Your task is to reproduce, verbatim and without pictures, the lines from the opening of the listing through the line containing "(0,0) rectangle (704,-361);".

● ● ●

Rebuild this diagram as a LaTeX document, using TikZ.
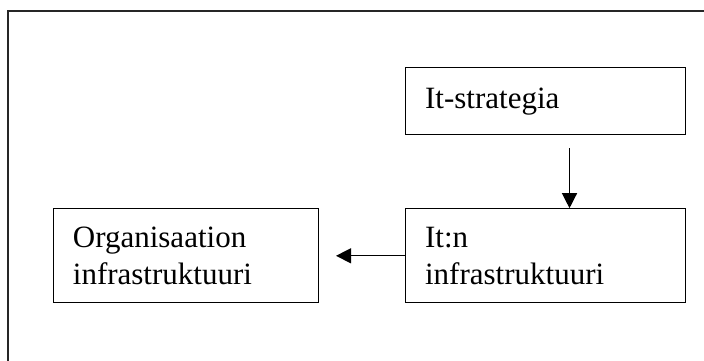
\documentclass[tikz,border=0pt]{standalone}
\usepackage{fontspec}
\setmainfont{Liberation Serif}
\usetikzlibrary{positioning,arrows.meta,calc}

\begin{document}
\begin{tikzpicture}[
  x=1pt, y=1pt,
  font=\fontsize{31}{36.5}\selectfont,
  box/.style={draw=black, line width=1.2pt, align=left,
              inner xsep=19.5pt, inner ysep=0pt, anchor=north west},
  frame/.style={draw=black!85, line width=2pt},
  arr/.style={-{Triangle[length=15pt, width=15pt]}, line width=1.3pt},
]
\useasboundingbox (0,0) rectangle (704,-361);

% ---- outer frame (runs past the right and lower edge) ----
\draw[frame] (704,-11) -- (8,-11) -- (8,-361);

% ---- boxes ----
\node[box, text width=241pt, minimum height=67pt] (strat) at (405,-67)
  {It-strategia};
\node[box, text width=241pt, minimum height=94pt, below=73pt of strat] (itinfra)
  {It:n\\infrastruktuuri};
\node[box, text width=226pt, minimum height=94pt, left=86pt of itinfra] (orginfra)
  {Organisaation\\infrastruktuuri};

% ---- arrows ----
\coordinate (dstart) at ($(strat.south west)!0.585!(strat.south east)+(0,-13pt)$);
\draw[arr] (dstart) -- (dstart |- itinfra.north);
\coordinate (lend) at ($(orginfra.east)+(17pt,0)$);
\draw[arr] (itinfra.west) -- (lend);
\end{tikzpicture}
\end{document}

● ● ●

● SOLUTION FOR THIS TASK:
Rebuild this diagram as a LaTeX document, using TikZ.
\documentclass[tikz,border=0pt]{standalone}
\usepackage{fontspec}
\setmainfont{Liberation Serif}
\usetikzlibrary{positioning,arrows.meta,calc}

\begin{document}
\begin{tikzpicture}[
  x=1pt, y=1pt,
  font=\fontsize{31}{36.5}\selectfont,
  box/.style={draw=black, line width=1.2pt, align=left,
              inner xsep=19.5pt, inner ysep=0pt, anchor=north west},
  frame/.style={draw=black!85, line width=2pt},
  arr/.style={-{Triangle[length=15pt, width=15pt]}, line width=1.3pt},
]
\useasboundingbox (0,0) rectangle (704,-361);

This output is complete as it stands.